Jeżeli chodzi o tzw. stary zasób TBS, to nie sprzedano więcej niż 30 mieszkań sfinansowanych z kredytu udzielonego w ramach nieistniejącego już Krajowego Funduszu Mieszkaniowego. Warto dodać, że sprzedaż każdorazowo wymaga zgody zgromadzenia wspólników spółki, a te z oczywistych względów takiej zgody nie udzielają.
Z użytkowaniem wieczystym zawsze były problemy, a aktualizacje opłat potrafiły sięgać kilkudziesięciu procent.
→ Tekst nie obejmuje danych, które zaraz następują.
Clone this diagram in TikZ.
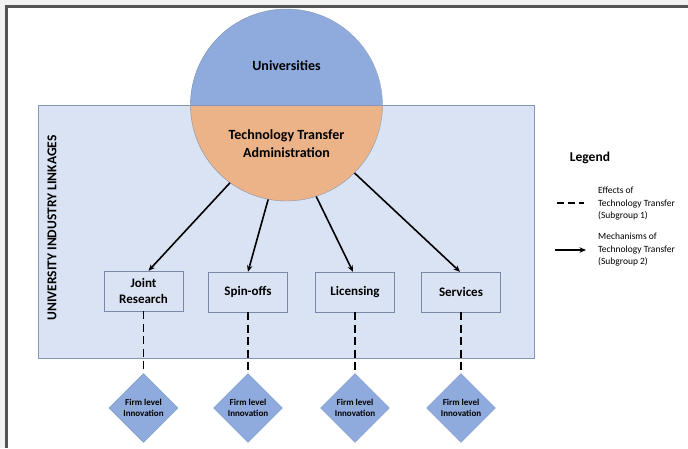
\documentclass[tikz,border=0pt]{standalone}
\usepackage{fontspec}
\setmainfont{Carlito}
\usetikzlibrary{shapes.geometric,arrows.meta}

\definecolor{unifill}{RGB}{143,170,220}
\definecolor{ttafill}{RGB}{236,179,137}
\definecolor{linkfill}{RGB}{218,227,243}
\definecolor{linkline}{RGB}{132,151,180}
\definecolor{boxline}{RGB}{120,136,166}
\definecolor{firmline}{RGB}{120,146,200}
\definecolor{frameline}{RGB}{85,85,85}
\definecolor{framestrip}{RGB}{242,242,242}

\begin{document}
\begin{tikzpicture}[x=1pt,y=-1pt,>={Stealth[length=6.5pt,width=5.5pt]},
  mech/.style={->,line width=1.6pt},
  effect/.style={line width=1.7pt,dash pattern=on 8pt off 4.5pt},
  mechbox/.style={draw=boxline,fill=linkfill,minimum width=79pt,minimum height=40pt,inner sep=2pt,align=center,font=\bfseries\fontsize{13}{16}\selectfont},
  firm/.style={diamond,draw=firmline,fill=unifill,minimum width=69pt,minimum height=69pt,inner sep=0pt,align=center,font=\bfseries\fontsize{9}{11.5}\selectfont},
  legtext/.style={anchor=west,align=left,inner sep=0pt,font=\fontsize{9.5}{12.5}\selectfont}]
\useasboundingbox (0,0) rectangle (688,448);
% frame of the screenshot
\fill[framestrip] (0,0) rectangle (688,448);
\fill[white] (5,5) rectangle (688,448);
\fill[frameline] (5,5) rectangle (688,8);
\fill[frameline] (5,5) rectangle (8,448);
% linkages area
\draw[linkline,fill=linkfill] (38,105) rectangle (534,358);
\node[rotate=90,font=\bfseries\fontsize{13.5}{16}\selectfont] (linkages) at (52,228) {UNIVERSITY INDUSTRY LINKAGES};
% universities / tta
\node[circle,minimum size=192pt,inner sep=0pt] (uni) at (286.5,105) {};
\fill[unifill] (uni.west) arc[start angle=180,end angle=0,radius=96pt] -- cycle;
\fill[ttafill] (uni.west) arc[start angle=180,end angle=360,radius=96pt] -- cycle;
\draw[linkline] (uni.center) circle[radius=96pt];
\draw[linkline] (uni.west) -- (uni.east);
\node[font=\bfseries\fontsize{14}{18}\selectfont] (unitext) at (286.5,66) {Universities};
\node[align=center,font=\bfseries\fontsize{14}{18}\selectfont] (ttatext) at (286.5,144) {Technology Transfer\\Administration};
% mechanisms
\node[mechbox] (jr) at (143.5,291) {Joint\\Research};
\node[mechbox] (sp) at (248,292) {Spin-offs};
\node[mechbox] (li) at (355,292) {Licensing};
\node[mechbox] (se) at (461,292) {Services};
% effects
\node[firm] (f1) at (143.5,408) {Firm level\\Innovation};
\node[firm] (f2) at (248,408) {Firm level\\Innovation};
\node[firm] (f3) at (355,408) {Firm level\\Innovation};
\node[firm] (f4) at (461,408) {Firm level\\Innovation};
\draw[mech] (uni.234) -- ([xshift=5pt]jr.north);
\draw[mech] (uni.259) -- (sp.north);
\draw[mech] (uni.288) -- ([xshift=-2pt]li.north);
\draw[mech] (uni.315) -- ([xshift=-1pt]se.north);
\draw[effect] (jr.south) -- (f1.north);
\draw[effect] (sp.south) -- (f2.north);
\draw[effect] (li.south) -- (f3.north);
\draw[effect] (se.south) -- (f4.north);
% legend
\node[font=\bfseries\fontsize{13.5}{16}\selectfont] (legend) at (590,158) {Legend};
\coordinate (e1) at (557,203);
\coordinate (e2) at (584,203);
\draw[line width=1.7pt,dash pattern=on 7pt off 4pt] (e1) -- (e2);
\node[legtext] (effects) at (598,204) {Effects of\\Technology Transfer\\(Subgroup 1)};
\coordinate (m1) at (555,250);
\coordinate (m2) at (586,250);
\draw[mech] (m1) -- (m2);
\node[legtext] (mechanisms) at (598,250) {Mechanisms of\\Technology Transfer\\(Subgroup 2)};
\end{tikzpicture}
\end{document}
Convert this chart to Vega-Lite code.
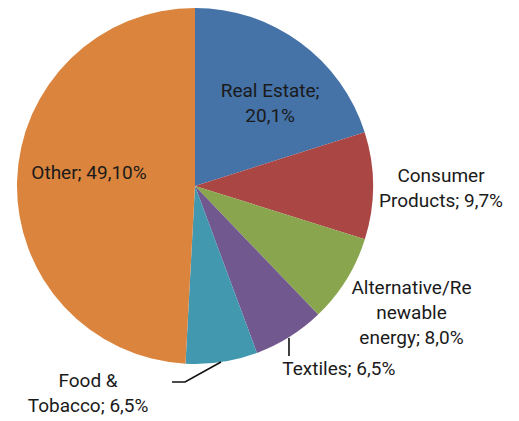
{
  "$schema": "https://vega.github.io/schema/vega-lite/v6.json",
  "autosize": {"type": "none"},
  "width": 390,
  "height": 372,
  "padding": {"left": 0, "top": 0, "right": 129, "bottom": 49},
  "background": "white",
  "config": {"view": {"stroke": null}, "text": {"font": "Roboto", "fontWeight": "normal", "fontSize": 19, "color": "#1a1a1a", "lineBreak": "\n", "lineHeight": 25, "align": "center", "baseline": "middle"}},
  "datasets": {
    "slices": [
      {"cat": "Real Estate", "rank": 1, "pct": 20.1, "label": "Real Estate;\n20,1%"},
      {"cat": "Consumer Products", "rank": 2, "pct": 9.7, "label": "Consumer\nProducts; 9,7%"},
      {"cat": "Alternative/Renewable energy", "rank": 3, "pct": 8.0, "label": "Alternative/Re\nnewable\nenergy; 8,0%"},
      {"cat": "Textiles", "rank": 4, "pct": 6.5, "label": "Textiles; 6,5%"},
      {"cat": "Food & Tobacco", "rank": 5, "pct": 6.5, "label": "Food &\nTobacco; 6,5%"},
      {"cat": "Other", "rank": 6, "pct": 49.1, "label": "Other; 49,10%"}
    ],
    "leaders": [
      {"leader": "Textiles", "i": 0, "x": 0.528, "y": -0.854},
      {"leader": "Textiles", "i": 1, "x": 0.528, "y": -0.955},
      {"leader": "Food", "i": 0, "x": 0.146, "y": -0.989},
      {"leader": "Food", "i": 1, "x": -0.056, "y": -1.101},
      {"leader": "Food", "i": 2, "x": -0.129, "y": -1.101}
    ]
  },
  "layer": [
    {
      "data": {"name": "slices"},
      "mark": {"type": "arc", "radius": 178},
      "encoding": {
        "theta": {"field": "pct", "type": "quantitative", "stack": true},
        "order": {"field": "rank", "type": "quantitative"},
        "color": {
          "field": "cat", "type": "nominal", "legend": null,
          "scale": {
            "domain": ["Real Estate", "Consumer Products", "Alternative/Renewable energy", "Textiles", "Food & Tobacco", "Other"],
            "range": ["#4572A7", "#AA4643", "#89A54E", "#71588F", "#4198AF", "#DB843D"]
          }
        }
      }
    },
    {
      "data": {"name": "slices"},
      "mark": {"type": "text", "radius": 112, "dx": 9, "dy": -4.5},
      "encoding": {
        "theta": {"field": "pct", "type": "quantitative", "stack": true},
        "order": {"field": "rank", "type": "quantitative"},
        "text": {"condition": {"test": "datum.cat === 'Real Estate'", "field": "label"}, "value": ""}
      }
    },
    {
      "data": {"name": "slices"},
      "mark": {"type": "text", "radius": 246, "dx": 0, "dy": -10},
      "encoding": {
        "theta": {"field": "pct", "type": "quantitative", "stack": true},
        "order": {"field": "rank", "type": "quantitative"},
        "text": {"condition": {"test": "datum.cat === 'Consumer Products'", "field": "label"}, "value": ""}
      }
    },
    {
      "data": {"name": "slices"},
      "mark": {"type": "text", "radius": 250, "dx": 4, "dy": -30},
      "encoding": {
        "theta": {"field": "pct", "type": "quantitative", "stack": true},
        "order": {"field": "rank", "type": "quantitative"},
        "text": {"condition": {"test": "datum.cat === 'Alternative/Renewable energy'", "field": "label"}, "value": ""}
      }
    },
    {
      "data": {"name": "slices"},
      "mark": {"type": "text", "radius": 220, "dx": 27, "dy": -3},
      "encoding": {
        "theta": {"field": "pct", "type": "quantitative", "stack": true},
        "order": {"field": "rank", "type": "quantitative"},
        "text": {"condition": {"test": "datum.cat === 'Textiles'", "field": "label"}, "value": ""}
      }
    },
    {
      "data": {"name": "slices"},
      "mark": {"type": "text", "radius": 200, "dx": -137, "dy": -3},
      "encoding": {
        "theta": {"field": "pct", "type": "quantitative", "stack": true},
        "order": {"field": "rank", "type": "quantitative"},
        "text": {"condition": {"test": "datum.cat === 'Food & Tobacco'", "field": "label"}, "value": ""}
      }
    },
    {
      "data": {"name": "slices"},
      "mark": {"type": "text", "radius": 106, "dx": 0, "dy": -10},
      "encoding": {
        "theta": {"field": "pct", "type": "quantitative", "stack": true},
        "order": {"field": "rank", "type": "quantitative"},
        "text": {"condition": {"test": "datum.cat === 'Other'", "field": "label"}, "value": ""}
      }
    },
    {
      "data": {"name": "leaders"},
      "mark": {"type": "line", "color": "#111", "strokeWidth": 1.6},
      "encoding": {
        "x": {"field": "x", "type": "quantitative", "axis": null, "scale": {"domain": [-1.0955, 1.0955], "nice": false, "zero": false}},
        "y": {"field": "y", "type": "quantitative", "axis": null, "scale": {"domain": [-1.0449, 1.0449], "nice": false, "zero": false}},
        "detail": {"field": "leader", "type": "nominal"},
        "order": {"field": "i", "type": "quantitative"}
      }
    }
  ]
}
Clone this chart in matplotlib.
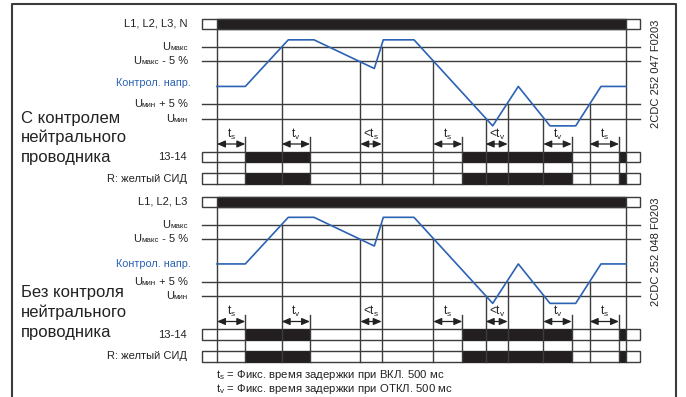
import matplotlib
matplotlib.use("Agg")
import matplotlib.pyplot as plt
from matplotlib.patches import Rectangle
from matplotlib.offsetbox import TextArea, HPacker, AnnotationBbox

plt.rcParams['font.family'] = ['Liberation Sans', 'DejaVu Sans']
plt.rcParams['mathtext.default'] = 'regular'

# voltage levels (Umin = 0, Umax = 100)
level_names = ['umax', 'umax5', 'umin5', 'umin']
level_values = [100, 80, 20, 0]
ctrl_value = 45

# supervised voltage waveform: time (px) and voltage
wave_t = [217, 245.3, 288.3, 314, 374.3, 383.3, 414, 492.7, 518.3, 550, 575.7, 601, 626]
wave_v = [45, 45, 110, 110, 70, 110, 110, -10, 45, -10, -10, 45, 45]

# relay 13-14 / LED on intervals
relay_on = [(245.3, 310), (462.3, 571.7), (619, 626)]

# vertical marker lines: time and where they start
vlines_t = [217, 245.3, 281.7, 310, 360.3, 381.7, 433.3, 462.3, 485.7, 507.7, 543.3, 571.7, 589.7, 619, 626]
vlines_from = ['bar', 'arrow', 'umax', 'arrow', 'umax5', 'umax', 'umax5', 'arrow', 'umin', 'umin5',
               'umin', 'arrow', 'umin5', 'arrow', 'bar']

# timing arrows
arrow_t0 = [217, 281.7, 360.3, 433.3, 485.7, 543.3, 589.7]
arrow_t1 = [245.3, 310, 381.7, 462.3, 507.7, 571.7, 619]
arrow_lbl = ['$t_s$', '$t_v$', '<$t_s$', '$t_s$', '<$t_v$', '$t_v$', '$t_s$']

panel_supply = ['L1, L2, L3, N', 'L1, L2, L3']
panel_title = [['С контролем', 'нейтрального', 'проводника'],
               ['Без контроля', 'нейтрального', 'проводника']]
panel_code = ['2CDC 252 047 F0203', '2CDC 252 048 F0203']
footer = ['$t_s$ = Фикс. время задержки при ВКЛ. 500 мс',
          '$t_v$ = Фикс. время задержки при ОТКЛ. 500 мс']

BLUE = '#2b62b3'
DARK = '#231f20'
LINE = '#3c3c3c'

fig = plt.figure(figsize=(6.86, 3.97), dpi=100)
ax = fig.add_axes([0, 0, 1, 1])
ax.set_xlim(0, 686)
ax.set_ylim(397, 0)
ax.axis('off')

# frame
ax.plot([11.5, 11.5, 675.5, 675.5], [397, 3.5, 3.5, 397], color=LINE, lw=1.5)

X0, X1 = 202, 640  # row boxes extent
LBL_X = 187


def vy(v, off):
    return off + 118.7 - v * 0.717


def u_label(y, sub, rest=''):
    parts = [TextArea('U', textprops=dict(fontsize=8, color='#222')),
             TextArea(sub, textprops=dict(fontsize=5.8, color='#222'))]
    if rest:
        parts.append(TextArea(rest, textprops=dict(fontsize=8, color='#222')))
    box = HPacker(children=parts, align='baseline', pad=0, sep=0)
    ab = AnnotationBbox(box, (LBL_X + 1, y), box_alignment=(1, 0.5), frameon=False, pad=0)
    ax.add_artist(ab)


for p, off in enumerate([0, 177.5]):
    bar_top, bar_bot = off + 19, off + 29.3
    arrow_y = off + 144
    row1 = (off + 151.7, off + 162.3)
    row2 = (off + 173, off + 184)
    bottom = row2[1]
    tops = {'bar': bar_bot, 'arrow': off + 137}
    for n, v in zip(level_names, level_values):
        tops[n] = vy(v, off)

    # supply bar
    ax.add_patch(Rectangle((X0, bar_top), X1 - X0, bar_bot - bar_top, fc='white', ec=LINE, lw=1))
    ax.add_patch(Rectangle((wave_t[0], bar_top), wave_t[-1] - wave_t[0], bar_bot - bar_top,
                           fc=DARK, ec=LINE, lw=1))

    # threshold lines
    for n, v in zip(level_names, level_values):
        ax.plot([X0, X1], [vy(v, off)] * 2, color=LINE, lw=1)

    # relay rows
    for r0, r1 in (row1, row2):
        ax.add_patch(Rectangle((X0, r0), X1 - X0, r1 - r0, fc='white', ec=LINE, lw=1))
        for a, b in relay_on:
            ax.add_patch(Rectangle((a, r0), b - a, r1 - r0, fc=DARK, ec=DARK, lw=0.5))

    # vertical markers
    for t, f in zip(vlines_t, vlines_from):
        ax.plot([t, t], [tops[f], bottom], color=LINE, lw=1)

    # waveform
    ax.plot(wave_t, [vy(v, off) for v in wave_v], color=BLUE, lw=1.2)

    # arrows
    for a, b, s in zip(arrow_t0, arrow_t1, arrow_lbl):
        ax.annotate('', xy=(b, arrow_y), xytext=(a, arrow_y),
                    arrowprops=dict(arrowstyle='<|-|>,head_length=0.7,head_width=0.3', color='#222',
                                    lw=0.9, shrinkA=0, shrinkB=0, mutation_scale=7))
        ax.text((a + b) / 2, arrow_y - 10, s, fontsize=8.5, ha='center', va='center', color='#222')

    # left labels
    ax.text(LBL_X, off + 24, panel_supply[p], fontsize=8, ha='right', va='center', color='#222')
    u_label(vy(100, off), 'макс')
    u_label(vy(80, off), 'макс', ' - 5 %')
    u_label(vy(20, off), 'мин', ' + 5 %')
    u_label(vy(0, off), 'мин')
    ax.text(191, vy(ctrl_value, off) - (3 if p == 0 else 0), 'Контрол. напр.', fontsize=7.8,
            ha='right', va='center', color=BLUE)
    ax.text(LBL_X, sum(row1) / 2, '13-14', fontsize=8, ha='right', va='center', color='#222')
    ax.text(LBL_X, sum(row2) / 2, 'R: желтый СИД', fontsize=8, ha='right', va='center', color='#222')

    ty = [119, 137.5, 157.5] if p == 0 else [293, 312.5, 332.5]
    for line, yy in zip(panel_title[p], ty):
        ax.text(21, yy, line, fontsize=12, ha='left', va='center', color='#222')

    ax.text(656, off + 74, panel_code[p], fontsize=8, rotation=90, ha='center', va='center', color='#222')

ax.text(216, 375, footer[0], fontsize=8.2, ha='left', va='center', color='#222')
ax.text(216, 389.5, footer[1], fontsize=8.2, ha='left', va='center', color='#222')

fig.savefig('out.png', dpi=100)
Takie mieszkania będą drogie w utrzymaniu. Czy pan się tego nie obawia?
Proponujemy, aby obowiązkowe aktualizacje opłat z tytułu użytkowania wieczystego odbywały się nie co trzy lata, lecz co rok. Punktem odniesienia będzie roczny wzrost średniej ceny nieruchomości podawany przez urząd statystyczny, zamiast konieczności każdorazowej wyceny nieruchomości, co było dużym utrudnieniem.
Do tej pory użytkowanie wieczyste obejmowało wiele udziałów, więc aktualizacja musiała uwzględniać każdy z nich. Teraz takiego problemu nie będzie, ponieważ opłata będzie dotyczyć tylko jednego podmiotu, np. spółdzielni mieszkaniowej lub TBS/SIM.
Tak jak wcześniej, roczna opłata z tytułu użytkowania wieczystego wzrośnie o określony procent odpowiadający wzrostowi średnich cen nieruchomości. Dodatkowo wprowadzamy nowy cel użytkowania wieczystego – cel społecznego budownictwa mieszkaniowego – z niższą opłatą początkową wynoszącą maksymalnie 10 proc. wartości gruntu. Co najważniejsze, stawka opłaty rocznej dla tego celu wyniesie tylko 0,3 proc. wartości działki, w porównaniu do dotychczasowej 1-proc. stawki, co oznaczać będzie znaczną ulgę dla jej użytkowników, czyli społecznych inwestorów mieszkaniowych.
Mieszkań społecznych nie buduje się w Polsce dużo. Myśli pan, że teraz to zmieni?Czy będzie podobnie jak z programem „Mieszkanie Plus” autorstwa PiS-u, w ramach którego miało powstać 100 tys. mieszkań rocznie, mieszkań nie ma, a dziś już mało kto o tym programie pamięta?
Nigdy w Polsce nie było tyle pieniędzy na budownictwo mieszkaniowe, co teraz. Decyzją ministra finansów i gospodarki Andrzeja Domańskiego mamy rekordowy budżet na mieszkalnictwo – w przyszłym roku ze środków krajowych wyniesie on 6,7 miliarda zł, a razem ze środkami unijnymi sięgnie 8,5 miliarda złotych. To prawdziwa zmiana jakościowa. Te środki w połączeniu z dobrym otoczeniem prawnym, które tworzymy, pozwolą na coroczne kontraktowanie budowy i remontów aż 25 tys. mieszkań na dostępny wynajem. Gdy zestawimy to z liczbą 124 tys. lokali oddanych w 2024 roku przez inwestorów prywatnych w zabudowie wielorodzinnej, to musimy uczciwie stwierdzić, że dobrze to wygląda. Z pełnym przekonaniem mogę powiedzieć, że to będzie pierwsza ekipa rządowa, która dzięki mądrym decyzjom będzie mogła chwalić się sukcesami w obszarze polityki mieszkaniowej.